Dulu radio komunitas sempat "bergerilya dan beroperasi di bawah tanah". Semenjak tumbangnya rezim orde baru dan dibubarkannya Departemen Penerangan, lebih dari 300 radio komunitas berkembang secara resmi, berdasarkan Undang-undang nomor 32 tahun 2002 tentang Penyiaran, dan tersebar di seluruh wilayah Indonesia.
Menurut ketentuan, radio komunitas hanya boleh beroperasi di 3 frekuensi FM 107,7 Mhz; 107,8 Mhz; 107,9 Mhz, dengan kemampuan daya siar maksimal 50 Watt dan jangkauan pelayanan sebatas 2,5 km.
Kemampuan pelayanan dan fasilitas radio komunitas memang tidak sebanding dengan keterhubungan yang ditawarkan internet. Pun hanya bisa melayani komunikasi satu arah.
Keberadaannya sudah ketinggalan jauh dibanding internet.
Diketahui bahwa internet memudahkan manusia dalam memperoleh informasi, melakukan komunikasi, menjalankan pertukaran data, meluaskan jaringan bisnis, mengembangkan pendidikan, dan keleluasaan lainnya.
Penerapan PJJ akan sangat dimudahkan berkat adanya akses internet dan infrastrukturnya.
Namun realitas menyatakan kesenjangan akses internet.
Pelajar naik genteng untuk mendapatkan sinyal, ditambah kendala lain seperti ketiadaan alat, telpon genggam yang tidak kompatibel, dan ketidakmampuan mengadakan kuota internet sudah beredar menjadi berita umum.
Mengharap terwujudnya kesetaraan akses internet berkualitas (tambahan pula rekomendasi internet gratis selama PJJ) adalah sebagaimana diekspresikan oleh Samuel Beckett: menunggu Godot!

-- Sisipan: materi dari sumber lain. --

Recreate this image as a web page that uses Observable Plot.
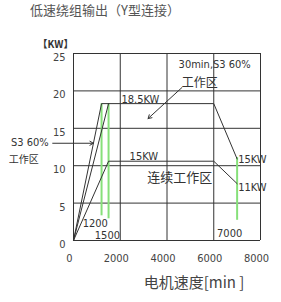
<!DOCTYPE html>
<html><head><meta charset="utf-8">
<script src="https://cdn.jsdelivr.net/npm/d3@7"></script>
<script src="https://cdn.jsdelivr.net/npm/@observablehq/plot@0.6"></script>
<style>
body{margin:0;background:#fff;width:281px;height:302px;overflow:hidden}
#title{height:28px;line-height:26px;padding-left:30px;font:13px "Noto Sans CJK SC";color:#555;white-space:nowrap}
</style></head><body>
<div id="title">低速绕组输出（Y型连接）</div>
<div id="chart"></div>
<script>
const xTicks = [0, 2000, 4000, 6000, 8000];
const yTicks = [0, 5, 10, 15, 20, 25];
// S3 60% curve (18.5KW)
const s3Speed = [0, 1200, 6000, 7000];
const s3Power = [0, 18.3, 18.3, 10.9];
const s3RampSpeed = [0, 1500];
const s3RampPower = [0, 18.3];
// continuous curve (15KW)
const contSpeed = [0, 1500, 6000, 7000];
const contPower = [0, 10.6, 10.6, 7.6];
// green markers
const greenSpeed = [1200, 1500, 7000];
const greenTop = [18.3, 18.3, 11.1];
const greenBottom = [3.3, 2.9, 2.7];
// power labels (left-anchored)
const powerLabels = ["18.5KW", "15KW", "15KW", "11KW"];
const powerX = [2050, 2400, 7000, 7000];
const powerY = [18.3, 10.6, 10.8, 7.1];
// speed labels
const speedLabels = ["1200", "1500", "7000"];
const speedX = [930, 1450, 6680];
const speedY = [2.3, 0.7, 0.9];
// zone labels
const zoneLatin = ["30min,S3 60%", "S3 60%"];
const zoneLatinX = [6040, -1870];
const zoneLatinY = [23.6, 13.1];
const zoneCjk = ["工作区", "工作区", "连续工作区"];
const zoneCjkX = [5400, -2130, 4550];
const zoneCjkY = [21.1, 10.8, 8.4];
const zoneCjkSize = [12, 10, 13];
const arrowX1 = [4640, -890];
const arrowY1 = [20.45, 13.0];
const arrowX2 = [3190, 850];
const arrowY2 = [16.3, 13.0];

const narrow = "'Liberation Sans Narrow','DejaVu Sans Condensed',sans-serif";
const cjk = "'Noto Sans CJK SC',sans-serif";
const idx = (a) => a.map((_, i) => i);

const chart = Plot.plot({
  width: 281,
  height: 274,
  marginLeft: 73,
  marginRight: 21,
  marginTop: 25,
  marginBottom: 62,
  x: {domain: [0, 8000]},
  y: {domain: [0, 25]},
  style: {background: "#fff", color: "#444"},
  marks: [
    Plot.gridX(xTicks, {stroke: "#333", strokeOpacity: 1, strokeWidth: 1}),
    Plot.gridY(yTicks, {stroke: "#333", strokeOpacity: 1, strokeWidth: 1}),
    Plot.axisX(xTicks, {tickSize: 0, tickPadding: 14, dx: -4, tickFormat: (d) => String(d), fontSize: 11, fontFamily: narrow, fill: "#444", label: null}),
    Plot.axisY(yTicks, {tickSize: 0, tickPadding: 8, dy: 4, tickFormat: (d) => String(d), fontSize: 11, fontFamily: narrow, fill: "#444", label: null}),
    Plot.ruleX(idx(greenSpeed), {x: (i) => greenSpeed[i], y1: (i) => greenBottom[i], y2: (i) => greenTop[i], stroke: "#86e07a", strokeWidth: 2}),
    Plot.line(idx(s3Speed), {x: (i) => s3Speed[i], y: (i) => s3Power[i], stroke: "#333", strokeWidth: 1}),
    Plot.line(idx(s3RampSpeed), {x: (i) => s3RampSpeed[i], y: (i) => s3RampPower[i], stroke: "#333", strokeWidth: 1}),
    Plot.line(idx(contSpeed), {x: (i) => contSpeed[i], y: (i) => contPower[i], stroke: "#333", strokeWidth: 1}),
    Plot.arrow(idx(arrowX1), {x1: (i) => arrowX1[i], y1: (i) => arrowY1[i], x2: (i) => arrowX2[i], y2: (i) => arrowY2[i], stroke: "#333", strokeWidth: 1, headLength: 6}),
    Plot.text(idx(powerLabels).slice(0, 2), {x: (i) => powerX[i], y: (i) => powerY[i], text: (i) => powerLabels[i], textAnchor: "start", lineAnchor: "bottom", dy: -1, fontSize: 11, fontFamily: narrow, fill: "#333"}),
    Plot.text(idx(powerLabels).slice(2), {x: (i) => powerX[i], y: (i) => powerY[i], text: (i) => powerLabels[i], textAnchor: "start", lineAnchor: "middle", dx: 1, fontSize: 11, fontFamily: narrow, fill: "#333"}),
    Plot.text(idx(speedLabels), {x: (i) => speedX[i], y: (i) => speedY[i], text: (i) => speedLabels[i], fontSize: 11, fontFamily: narrow, fill: "#333"}),
    Plot.text(idx(zoneLatin), {x: (i) => zoneLatinX[i], y: (i) => zoneLatinY[i], text: (i) => zoneLatin[i], fontSize: 11, fontFamily: narrow, fill: "#333"}),
    Plot.text(idx(zoneCjk), {x: (i) => zoneCjkX[i], y: (i) => zoneCjkY[i], text: (i) => zoneCjk[i], fontSize: (i) => zoneCjkSize[i], fontFamily: cjk, fill: "#333"}),
    Plot.text(["【KW】"], {frameAnchor: "top-left", dx: -18, dy: -13, textAnchor: "middle", fontSize: 10, fontFamily: cjk, fontWeight: "bold", fill: "#333"}),
    Plot.text(["电机速度[min ]"], {frameAnchor: "bottom", dx: 27, dy: 47, fontSize: 15, fontFamily: cjk, fill: "#444"})
  ]
});
document.getElementById("chart").appendChild(chart);
</script>
</body></html>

Tak ada rotan akar pun jadi.
Jadi, daripada menunggu perihal yang tidak pasti, lebih elok memanfaatkan radio komunitas yang ada di daerah masing-masing untuk menerapkan PJJ dalam radius terbatas. Kendati dengan metode ini hanya bisa dilakukan komunikasi satu arah. Materi pelajaran dari guru ke murid dapat tersampaikan.